In response to the question of who your favourite teacher it’s a given that we respond with reference to a schoolteacher. Building relationships are central to the role. But engaging with students doesn’t seem to be a priority of lecturers. When I sent a polite email to the convenor of my Masters, complaining how few modules were on offer compared to what was advertised when I applied, she did not deign to respond. Lecturer office hours of a couple a week restrict the time for student interaction. My Vice Chancellor, despite his leadership position, embodied the student-academic divide: his body stooped, his head down, he would shift over the paths of campus, appearing to do his utmost to not have to engage with the riff raff students.

It would be unfair to blame just universities and academics. A recent New Statesman cover article highlighted how the government provides very little incentives for universities to create great teachers.
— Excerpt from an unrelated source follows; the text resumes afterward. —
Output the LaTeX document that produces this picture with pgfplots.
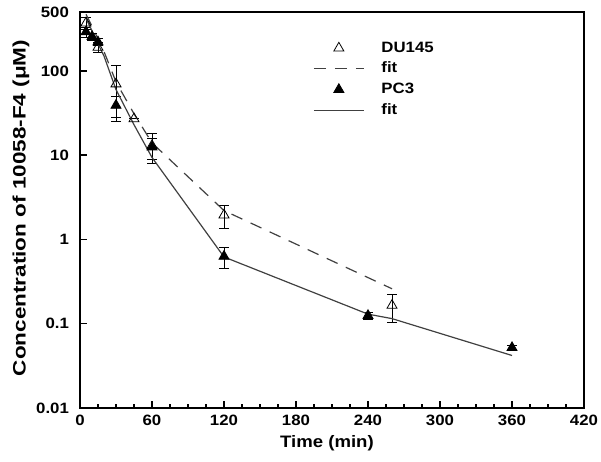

Many academics don’t want to teach, they want to research. Which is fine, but students shouldn’t be fed the delusion they are getting a broad, thought through education in which their education is the priority. Universities do what they must to cater their students, to get them through a vocation which they must do their utmost to prove is a stepping-stone to employability.

Within universities, those that do prioritise teaching do so at the expense of promotion. My supervisor was a conscientious man who won awards among students but did not get formal recognition in terms of post, staying as a Dr not a Professor. The provost of my college who I recently saw at a drinks reunion he’d taken to organise — his raison d’etre is to enhance the student experience — confirmed how little priority there is to foster relationship within universities.

Clearly higher and secondary education has different educational functions. But it seems perverse to give the same label of ‘teaching’ to what schoolteachers versus what academics do. There is a chasm between the two crafts. Often schools are the ones that are supposed to learn from the output of universities. But universities would be doing their students a great service if they popped into some schools and saw actual teaching in action.